News

November 11, 2010

2011: INEC urged to deploy soldiers

By Kenneth Ehigiator

For there to be peaceful and credible elections in 2011, Right Monitoring Group, RMG, has urged the Federal Government to deploy soldiers to assist the police in providing security for the electorate and voting materials.

According to the group, the elections will run into a hitch arising from violence if only the police is deployed  to provide security.

National Coordinator of RMG, Mr. Akin Aduwo, told Vanguard in an interview in Lagos, yesterday, that beside providing security, the military also has the advantage of providing efficient logistics for movement of men and materials, which the Independent National Electoral Commission, INEC, could tap from.

Aduwo, who noted that his group’s recommendation was based on the experience it garnered from monitoring the general elections in Ghana, U.S. and the United Kingdom, said the Ghanaian election would have gone more violent had soldiers not been deployed to provide security.

He said: “I laugh when I hear Nigerians speak so glowingly about the elections in Ghana. There was violence and  people were killed and houses were burnt during that election.  But eventually, the election turned out successful because soldiers were deployed to monitor it; otherwise, more people would have been killed and more houses burnt.

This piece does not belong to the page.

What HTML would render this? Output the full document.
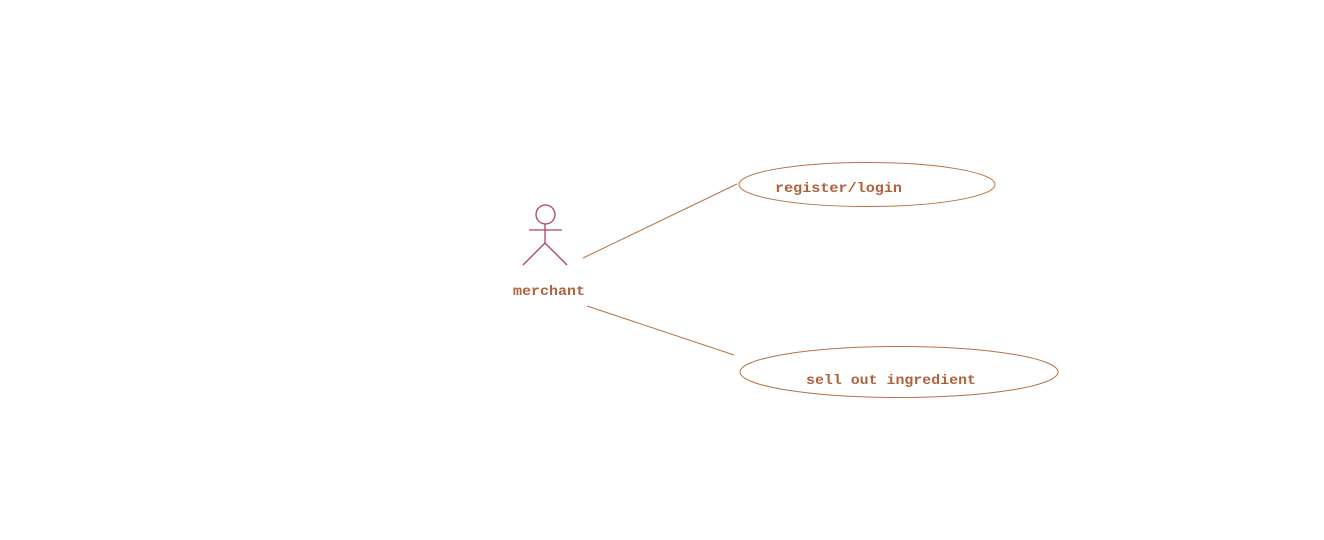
<!DOCTYPE html>
<html><head><style>body{margin:0;background:#fff}</style></head><body>
<svg width="1324" height="540" xmlns="http://www.w3.org/2000/svg" style="display:block">
<g stroke="#b0406a" stroke-width="1.3" fill="none">
<circle cx="545.5" cy="214.5" r="9.5"/>
<line x1="545" y1="224" x2="545" y2="243"/>
<line x1="529" y1="230" x2="562" y2="230"/>
<line x1="545" y1="243" x2="523" y2="265"/>
<line x1="545" y1="243" x2="567" y2="265"/>
</g>
<g stroke="#b87040" stroke-width="1" fill="none">
<line x1="583" y1="258" x2="737" y2="184"/>
<line x1="587" y1="306" x2="734" y2="355"/>
<ellipse cx="867" cy="184.5" rx="128" ry="22"/>
<ellipse cx="899" cy="372" rx="159" ry="25.5"/>
</g>
<g fill="#b0603a" font-family="Liberation Mono, monospace" font-weight="bold" font-size="14">
<text x="513" y="295" textLength="72" lengthAdjust="spacingAndGlyphs">merchant</text>
<text x="775" y="192" textLength="127" lengthAdjust="spacingAndGlyphs">register/login</text>
<text x="806" y="384" textLength="170" lengthAdjust="spacingAndGlyphs">sell out ingredient</text>
</g>
</svg>
</body></html>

“The situation was not different in the U.S. elections which we monitored in 2008. Armed National Guard operatives monitored the elections in the U.S.  This is because of the U.S. government’s realisation of the new trend in military-civil relations, which promotes military involvement in maintaining internal peace and security.”

He said as an election monitoring group, RMG was duty bound to assist INEC with this recommendation, stressing that conduct of free, fair and credible elections in the country was not the duty of only INEC, but also of all Nigerians, including politicians.